#### WORK TO COMPLETE
Extract everything from the first line through the line with "const fmt = (v)", both ends included, except for any pictures.

#### SUPPLIED MATERIAL
◇ ◇ ◇

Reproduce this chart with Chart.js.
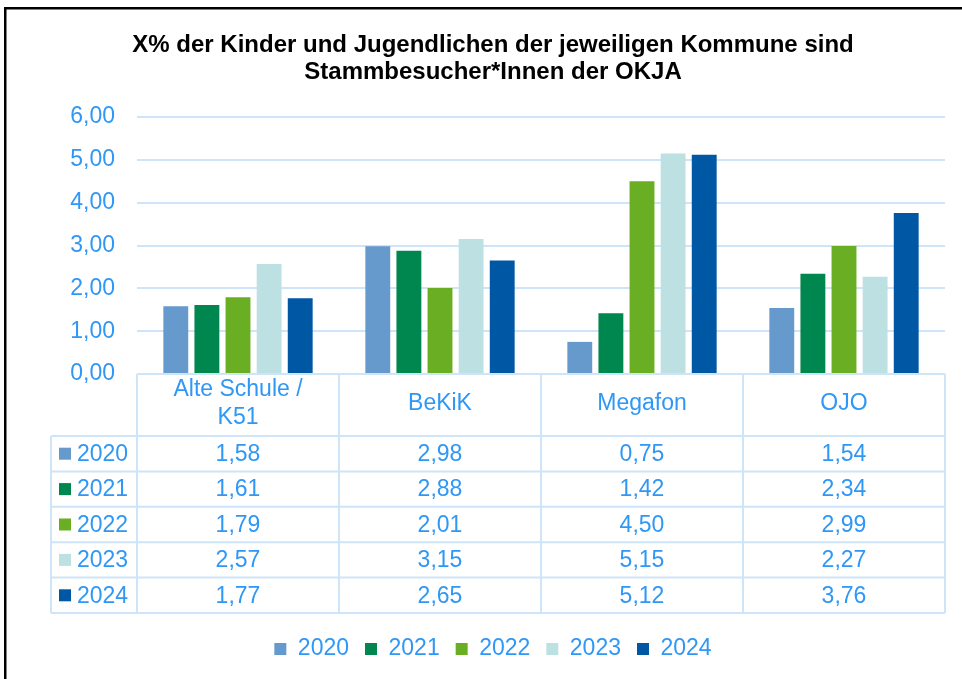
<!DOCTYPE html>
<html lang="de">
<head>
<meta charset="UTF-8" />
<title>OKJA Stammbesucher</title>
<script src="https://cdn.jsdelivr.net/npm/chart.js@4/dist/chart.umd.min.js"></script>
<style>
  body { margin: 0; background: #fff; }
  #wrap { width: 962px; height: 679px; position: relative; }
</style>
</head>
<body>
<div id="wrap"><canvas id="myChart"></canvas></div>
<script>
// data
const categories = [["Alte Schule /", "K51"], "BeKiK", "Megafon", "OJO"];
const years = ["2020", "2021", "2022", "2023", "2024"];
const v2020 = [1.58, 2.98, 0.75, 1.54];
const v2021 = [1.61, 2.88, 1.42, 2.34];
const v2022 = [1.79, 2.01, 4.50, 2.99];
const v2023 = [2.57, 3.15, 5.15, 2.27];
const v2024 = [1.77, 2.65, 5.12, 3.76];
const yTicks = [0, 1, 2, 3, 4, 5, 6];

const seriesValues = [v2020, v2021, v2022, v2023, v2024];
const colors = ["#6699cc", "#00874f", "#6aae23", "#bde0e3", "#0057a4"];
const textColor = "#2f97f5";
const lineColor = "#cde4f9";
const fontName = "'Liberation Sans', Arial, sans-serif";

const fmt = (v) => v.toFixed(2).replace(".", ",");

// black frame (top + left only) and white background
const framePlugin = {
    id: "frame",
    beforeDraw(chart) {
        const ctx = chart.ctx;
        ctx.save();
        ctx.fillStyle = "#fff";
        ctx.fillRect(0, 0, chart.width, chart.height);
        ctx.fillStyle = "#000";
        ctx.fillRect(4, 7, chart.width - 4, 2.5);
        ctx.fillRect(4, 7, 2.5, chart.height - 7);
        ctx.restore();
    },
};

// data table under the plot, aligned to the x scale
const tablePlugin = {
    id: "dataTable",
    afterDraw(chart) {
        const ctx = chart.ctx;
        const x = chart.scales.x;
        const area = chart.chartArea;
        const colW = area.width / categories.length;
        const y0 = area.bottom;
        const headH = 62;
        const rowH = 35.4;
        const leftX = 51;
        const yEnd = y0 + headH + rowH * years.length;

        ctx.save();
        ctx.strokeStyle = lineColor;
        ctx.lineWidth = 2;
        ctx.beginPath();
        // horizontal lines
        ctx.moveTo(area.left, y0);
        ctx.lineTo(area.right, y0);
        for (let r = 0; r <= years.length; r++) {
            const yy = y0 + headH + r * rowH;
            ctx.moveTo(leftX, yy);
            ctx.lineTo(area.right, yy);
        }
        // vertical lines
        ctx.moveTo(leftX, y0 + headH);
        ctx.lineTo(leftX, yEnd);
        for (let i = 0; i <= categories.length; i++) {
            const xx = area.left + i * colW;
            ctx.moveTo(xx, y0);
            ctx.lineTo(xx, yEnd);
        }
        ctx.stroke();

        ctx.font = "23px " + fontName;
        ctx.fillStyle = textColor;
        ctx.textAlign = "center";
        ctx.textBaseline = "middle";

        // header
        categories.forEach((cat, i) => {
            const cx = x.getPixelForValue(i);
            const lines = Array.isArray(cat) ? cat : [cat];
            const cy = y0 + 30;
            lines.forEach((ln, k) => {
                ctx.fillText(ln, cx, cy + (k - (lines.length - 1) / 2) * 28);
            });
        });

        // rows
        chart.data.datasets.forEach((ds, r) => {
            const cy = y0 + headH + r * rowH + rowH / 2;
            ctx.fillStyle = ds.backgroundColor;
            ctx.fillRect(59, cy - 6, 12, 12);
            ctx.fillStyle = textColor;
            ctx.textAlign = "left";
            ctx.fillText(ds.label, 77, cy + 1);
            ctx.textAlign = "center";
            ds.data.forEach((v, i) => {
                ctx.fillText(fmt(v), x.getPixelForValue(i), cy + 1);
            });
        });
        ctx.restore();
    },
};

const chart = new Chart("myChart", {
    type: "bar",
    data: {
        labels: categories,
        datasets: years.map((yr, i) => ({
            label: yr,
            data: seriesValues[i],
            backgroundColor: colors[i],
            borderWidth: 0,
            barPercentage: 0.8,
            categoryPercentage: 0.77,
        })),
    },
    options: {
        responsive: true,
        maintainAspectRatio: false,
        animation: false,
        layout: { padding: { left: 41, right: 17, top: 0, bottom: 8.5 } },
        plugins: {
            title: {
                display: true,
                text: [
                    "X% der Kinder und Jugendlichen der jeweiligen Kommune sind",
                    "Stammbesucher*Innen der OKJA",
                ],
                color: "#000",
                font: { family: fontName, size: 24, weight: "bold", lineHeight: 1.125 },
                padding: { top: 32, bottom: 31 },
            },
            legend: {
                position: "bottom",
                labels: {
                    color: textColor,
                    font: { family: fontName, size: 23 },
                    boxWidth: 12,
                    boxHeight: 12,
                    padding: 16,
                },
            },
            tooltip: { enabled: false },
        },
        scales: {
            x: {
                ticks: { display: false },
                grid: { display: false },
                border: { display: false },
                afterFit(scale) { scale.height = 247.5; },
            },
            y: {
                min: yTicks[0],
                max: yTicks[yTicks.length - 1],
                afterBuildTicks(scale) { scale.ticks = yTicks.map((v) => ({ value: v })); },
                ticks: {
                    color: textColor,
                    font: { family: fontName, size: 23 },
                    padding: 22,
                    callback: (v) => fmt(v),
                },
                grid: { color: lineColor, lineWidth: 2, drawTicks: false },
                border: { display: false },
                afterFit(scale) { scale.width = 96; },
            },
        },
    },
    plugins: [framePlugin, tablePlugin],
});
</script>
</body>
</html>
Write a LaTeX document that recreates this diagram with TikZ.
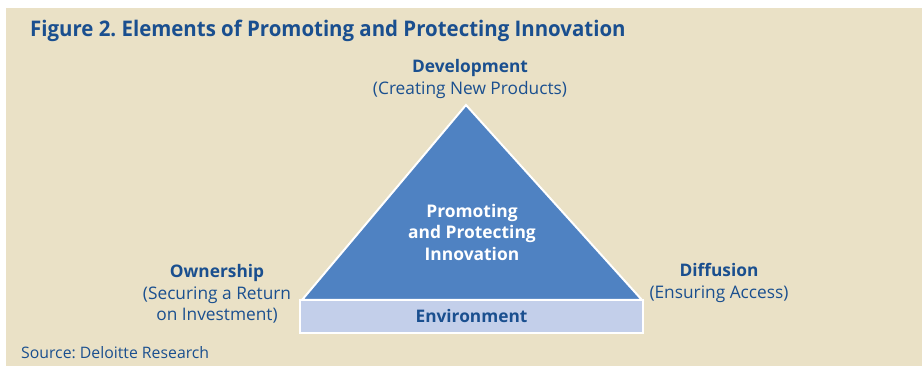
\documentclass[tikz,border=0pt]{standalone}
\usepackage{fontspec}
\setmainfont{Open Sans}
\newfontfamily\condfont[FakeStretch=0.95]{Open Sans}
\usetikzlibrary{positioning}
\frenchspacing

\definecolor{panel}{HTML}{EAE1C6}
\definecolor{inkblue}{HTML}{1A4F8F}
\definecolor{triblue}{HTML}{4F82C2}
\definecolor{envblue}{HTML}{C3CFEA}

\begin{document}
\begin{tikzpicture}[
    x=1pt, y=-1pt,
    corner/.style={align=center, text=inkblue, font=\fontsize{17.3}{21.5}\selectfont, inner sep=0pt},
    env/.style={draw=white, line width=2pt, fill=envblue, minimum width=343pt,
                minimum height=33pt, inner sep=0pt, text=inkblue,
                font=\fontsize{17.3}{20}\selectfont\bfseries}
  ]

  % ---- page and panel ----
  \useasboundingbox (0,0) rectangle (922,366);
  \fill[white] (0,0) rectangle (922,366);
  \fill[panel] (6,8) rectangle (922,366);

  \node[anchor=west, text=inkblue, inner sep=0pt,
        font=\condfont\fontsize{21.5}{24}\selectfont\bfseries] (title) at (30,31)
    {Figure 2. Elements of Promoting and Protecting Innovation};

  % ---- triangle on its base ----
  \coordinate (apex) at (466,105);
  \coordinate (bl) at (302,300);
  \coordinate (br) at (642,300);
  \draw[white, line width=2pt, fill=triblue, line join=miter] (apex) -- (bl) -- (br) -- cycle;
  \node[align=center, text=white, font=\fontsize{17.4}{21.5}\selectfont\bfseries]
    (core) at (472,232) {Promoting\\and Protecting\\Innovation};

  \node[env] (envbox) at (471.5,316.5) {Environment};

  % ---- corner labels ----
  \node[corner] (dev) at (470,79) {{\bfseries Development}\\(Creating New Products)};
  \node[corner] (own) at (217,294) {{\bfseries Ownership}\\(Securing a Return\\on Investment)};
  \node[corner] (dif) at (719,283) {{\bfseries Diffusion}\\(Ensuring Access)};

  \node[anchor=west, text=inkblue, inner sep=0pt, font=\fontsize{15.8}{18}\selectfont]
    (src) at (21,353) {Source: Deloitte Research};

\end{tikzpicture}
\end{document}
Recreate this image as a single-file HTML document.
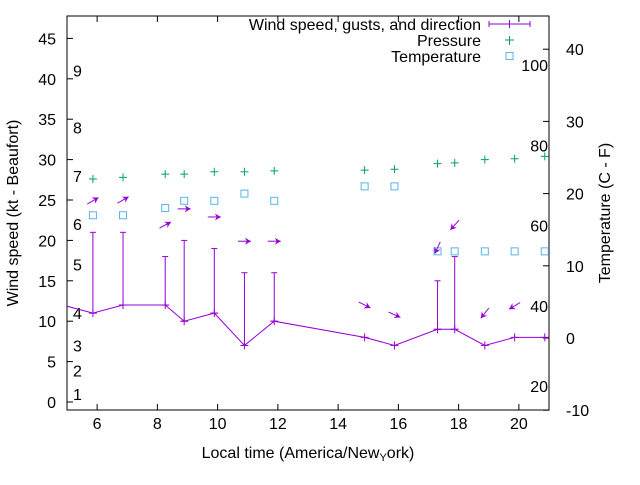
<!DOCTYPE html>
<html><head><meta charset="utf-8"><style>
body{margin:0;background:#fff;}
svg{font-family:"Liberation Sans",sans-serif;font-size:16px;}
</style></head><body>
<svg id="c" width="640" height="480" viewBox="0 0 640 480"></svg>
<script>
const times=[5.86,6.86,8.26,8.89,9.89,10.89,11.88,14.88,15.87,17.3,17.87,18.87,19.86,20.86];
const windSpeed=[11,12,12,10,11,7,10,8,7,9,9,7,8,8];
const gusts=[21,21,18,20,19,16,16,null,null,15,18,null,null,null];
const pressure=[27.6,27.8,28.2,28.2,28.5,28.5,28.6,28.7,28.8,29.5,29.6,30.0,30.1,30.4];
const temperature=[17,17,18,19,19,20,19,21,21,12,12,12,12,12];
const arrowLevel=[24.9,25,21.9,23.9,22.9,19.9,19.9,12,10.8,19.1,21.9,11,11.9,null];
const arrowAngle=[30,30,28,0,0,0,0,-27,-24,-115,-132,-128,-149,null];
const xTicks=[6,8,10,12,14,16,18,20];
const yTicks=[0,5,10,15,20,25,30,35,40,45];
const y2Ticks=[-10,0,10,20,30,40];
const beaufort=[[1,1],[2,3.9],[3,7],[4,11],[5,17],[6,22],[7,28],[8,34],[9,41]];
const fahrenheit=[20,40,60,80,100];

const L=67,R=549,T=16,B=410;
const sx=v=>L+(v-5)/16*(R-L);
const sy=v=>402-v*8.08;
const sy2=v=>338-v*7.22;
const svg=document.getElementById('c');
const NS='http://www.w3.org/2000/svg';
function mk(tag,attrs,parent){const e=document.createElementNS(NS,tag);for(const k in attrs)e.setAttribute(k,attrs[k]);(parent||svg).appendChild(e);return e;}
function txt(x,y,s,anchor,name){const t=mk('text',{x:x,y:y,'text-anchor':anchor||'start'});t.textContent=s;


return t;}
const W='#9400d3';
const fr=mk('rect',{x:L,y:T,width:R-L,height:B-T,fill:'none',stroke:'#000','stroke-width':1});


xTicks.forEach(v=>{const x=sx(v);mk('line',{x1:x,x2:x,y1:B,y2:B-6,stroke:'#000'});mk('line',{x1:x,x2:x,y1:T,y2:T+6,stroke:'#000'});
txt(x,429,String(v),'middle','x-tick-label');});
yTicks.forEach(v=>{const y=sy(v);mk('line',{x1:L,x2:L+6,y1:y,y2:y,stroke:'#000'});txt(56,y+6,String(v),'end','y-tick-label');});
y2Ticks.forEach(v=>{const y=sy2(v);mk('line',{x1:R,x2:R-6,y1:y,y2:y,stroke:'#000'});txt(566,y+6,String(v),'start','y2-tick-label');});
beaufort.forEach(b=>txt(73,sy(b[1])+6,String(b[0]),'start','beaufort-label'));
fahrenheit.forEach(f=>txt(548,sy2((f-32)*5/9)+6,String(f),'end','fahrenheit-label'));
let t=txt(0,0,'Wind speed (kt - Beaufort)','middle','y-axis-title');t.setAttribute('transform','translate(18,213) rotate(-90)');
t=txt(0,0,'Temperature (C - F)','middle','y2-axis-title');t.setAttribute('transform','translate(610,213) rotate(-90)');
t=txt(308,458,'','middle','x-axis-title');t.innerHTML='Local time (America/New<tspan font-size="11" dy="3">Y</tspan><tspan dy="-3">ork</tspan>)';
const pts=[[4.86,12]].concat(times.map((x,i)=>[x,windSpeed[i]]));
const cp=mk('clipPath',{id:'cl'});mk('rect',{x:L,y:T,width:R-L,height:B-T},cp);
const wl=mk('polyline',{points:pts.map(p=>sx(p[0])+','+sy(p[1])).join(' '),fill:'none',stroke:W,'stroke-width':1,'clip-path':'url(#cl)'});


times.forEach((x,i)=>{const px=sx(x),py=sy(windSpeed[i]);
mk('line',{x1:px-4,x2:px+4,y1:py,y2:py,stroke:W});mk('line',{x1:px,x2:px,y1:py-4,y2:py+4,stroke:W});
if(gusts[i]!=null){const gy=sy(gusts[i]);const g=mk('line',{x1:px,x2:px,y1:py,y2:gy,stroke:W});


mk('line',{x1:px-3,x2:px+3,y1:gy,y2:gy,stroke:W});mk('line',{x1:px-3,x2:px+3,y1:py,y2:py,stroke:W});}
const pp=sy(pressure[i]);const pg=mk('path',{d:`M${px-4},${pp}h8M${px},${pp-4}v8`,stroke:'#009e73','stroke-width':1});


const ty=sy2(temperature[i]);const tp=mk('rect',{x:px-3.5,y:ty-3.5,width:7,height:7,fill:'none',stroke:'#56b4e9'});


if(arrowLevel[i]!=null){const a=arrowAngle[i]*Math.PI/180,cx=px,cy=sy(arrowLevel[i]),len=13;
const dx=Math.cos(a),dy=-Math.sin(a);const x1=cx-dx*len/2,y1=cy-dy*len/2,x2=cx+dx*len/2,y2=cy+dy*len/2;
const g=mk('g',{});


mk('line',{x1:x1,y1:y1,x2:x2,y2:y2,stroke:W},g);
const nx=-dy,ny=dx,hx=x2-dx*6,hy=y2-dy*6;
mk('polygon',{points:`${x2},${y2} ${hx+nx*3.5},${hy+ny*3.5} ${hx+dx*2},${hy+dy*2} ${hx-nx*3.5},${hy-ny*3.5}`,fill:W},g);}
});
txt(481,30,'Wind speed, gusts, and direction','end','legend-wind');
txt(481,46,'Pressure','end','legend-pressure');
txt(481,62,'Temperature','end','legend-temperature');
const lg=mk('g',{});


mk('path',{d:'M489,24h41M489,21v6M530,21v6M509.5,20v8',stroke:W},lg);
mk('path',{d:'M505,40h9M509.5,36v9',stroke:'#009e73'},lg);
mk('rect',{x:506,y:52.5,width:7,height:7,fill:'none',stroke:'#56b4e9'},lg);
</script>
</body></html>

◇ ◇ ◇

#### RESULT FOR THIS TASK
Reproduce this chart with Chart.js.
<!DOCTYPE html>
<html lang="de">
<head>
<meta charset="UTF-8" />
<title>OKJA Stammbesucher</title>
<script src="https://cdn.jsdelivr.net/npm/chart.js@4/dist/chart.umd.min.js"></script>
<style>
  body { margin: 0; background: #fff; }
  #wrap { width: 962px; height: 679px; position: relative; }
</style>
</head>
<body>
<div id="wrap"><canvas id="myChart"></canvas></div>
<script>
// data
const categories = [["Alte Schule /", "K51"], "BeKiK", "Megafon", "OJO"];
const years = ["2020", "2021", "2022", "2023", "2024"];
const v2020 = [1.58, 2.98, 0.75, 1.54];
const v2021 = [1.61, 2.88, 1.42, 2.34];
const v2022 = [1.79, 2.01, 4.50, 2.99];
const v2023 = [2.57, 3.15, 5.15, 2.27];
const v2024 = [1.77, 2.65, 5.12, 3.76];
const yTicks = [0, 1, 2, 3, 4, 5, 6];

const seriesValues = [v2020, v2021, v2022, v2023, v2024];
const colors = ["#6699cc", "#00874f", "#6aae23", "#bde0e3", "#0057a4"];
const textColor = "#2f97f5";
const lineColor = "#cde4f9";
const fontName = "'Liberation Sans', Arial, sans-serif";

const fmt = (v) => v.toFixed(2).replace(".", ",");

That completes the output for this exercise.